Drug Users Form a Subculture

Drug users tend to associate with other drug users, because non drug users do not understand drug use and have a preconceived idea that they are intrinsically bad. Therefore, drug users are always around other drug users, and likely always around drugs, and therefore tend to do them more. When breaking a habit, you must stop your enablers, but drug users eventually mostly have other drug users as friends, so it is very hard to break the habit of drug use even after it becomes a problem. ‎That is because they are always around drugs and other users and it takes a large amount of will power to refuse taking drugs when one is around it all the time.

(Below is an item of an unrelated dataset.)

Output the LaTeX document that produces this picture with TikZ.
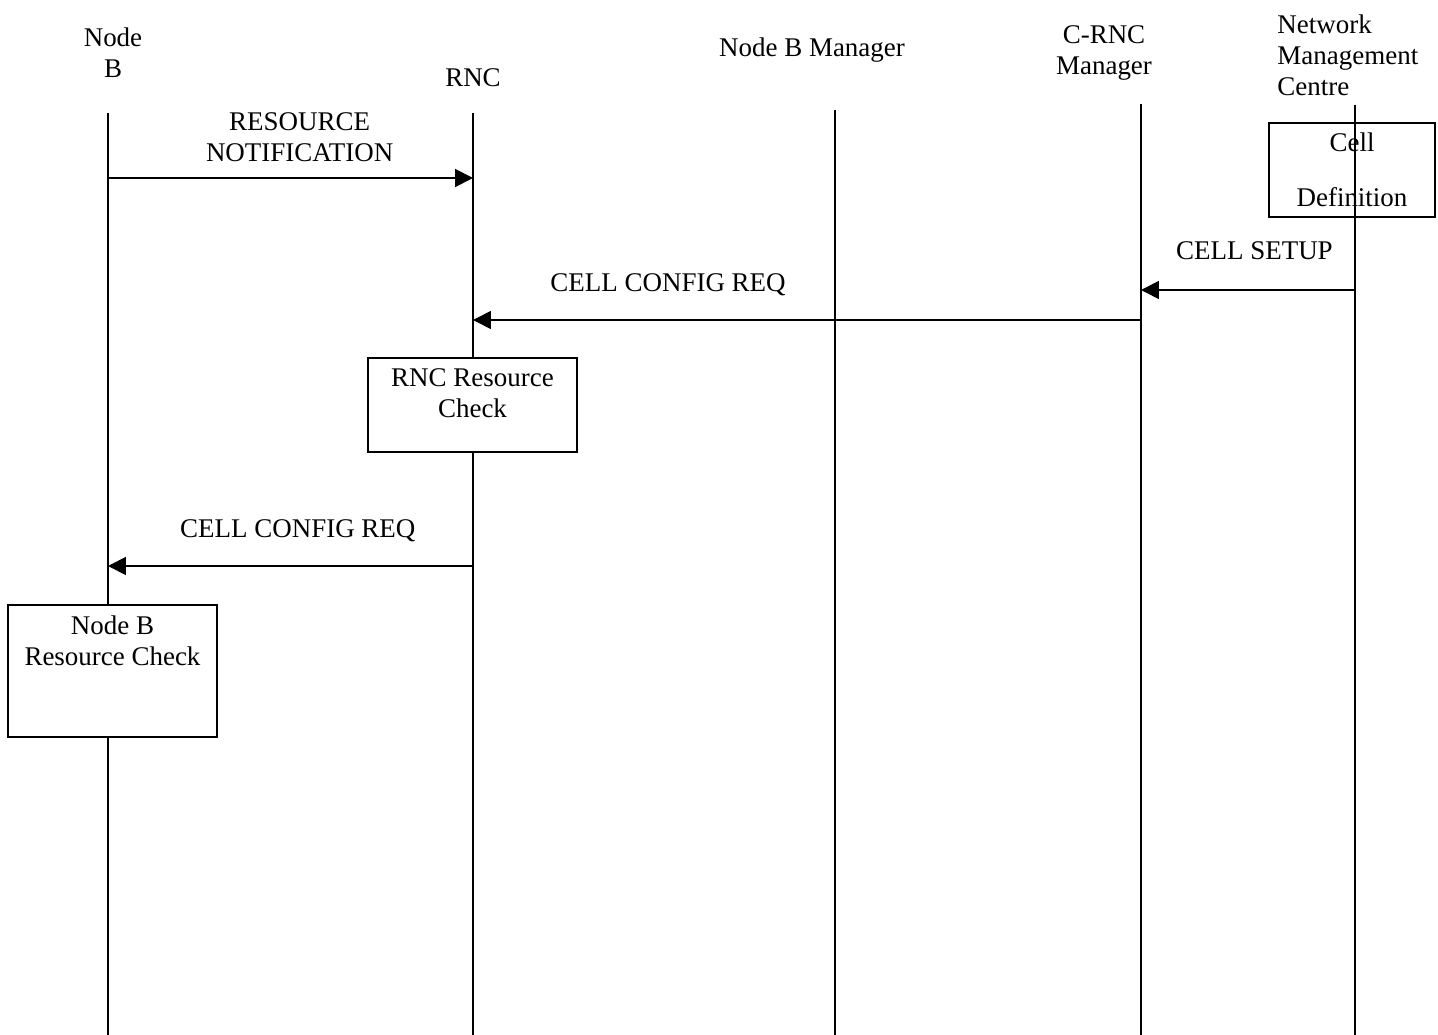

As a result, drug users form a subculture. The drug user ends up alienated from his or her non-drug using friends. However, the cause is not the drug or the drug problem, it is the illegal stance society takes on drugs. One is a criminal if they possess drugs, so they will not do this openly, yet they can do this somewhat openly among the drug-using subculture, and possessing drugs in that subculture makes you high status in that subculture. Drugs and especially good quality drugs are of a higher value in that subculture, than being rich.

Prevention of Legitimate Uses

The prohibition of illegal drugs prevents some legitimate uses of the plants from which they are made. The most prominent examples are paper that can be made out of Hemp, but is now made out of cut-down trees instead (which is certainly not good for the environment), and the various medical uses of Marijuana.

Strain on Society due to People in Jail

The prohibition on drugs puts many people in Jail - there are over 1 million prisoners for drug offences in the United States. There are even more if we consider drug-induced offences such as drug-induced theft.

These prisoners are a large strain on society which needs to support them. They also prevent more serious criminals from being jailed, which undermines the punishment and rehabilitation system of the government.

The legalisation of drugs will free the prisons from false criminals, and restore justice. And the lawful people will no longer need to support hundreds of thousands of jailed drug users and dealers.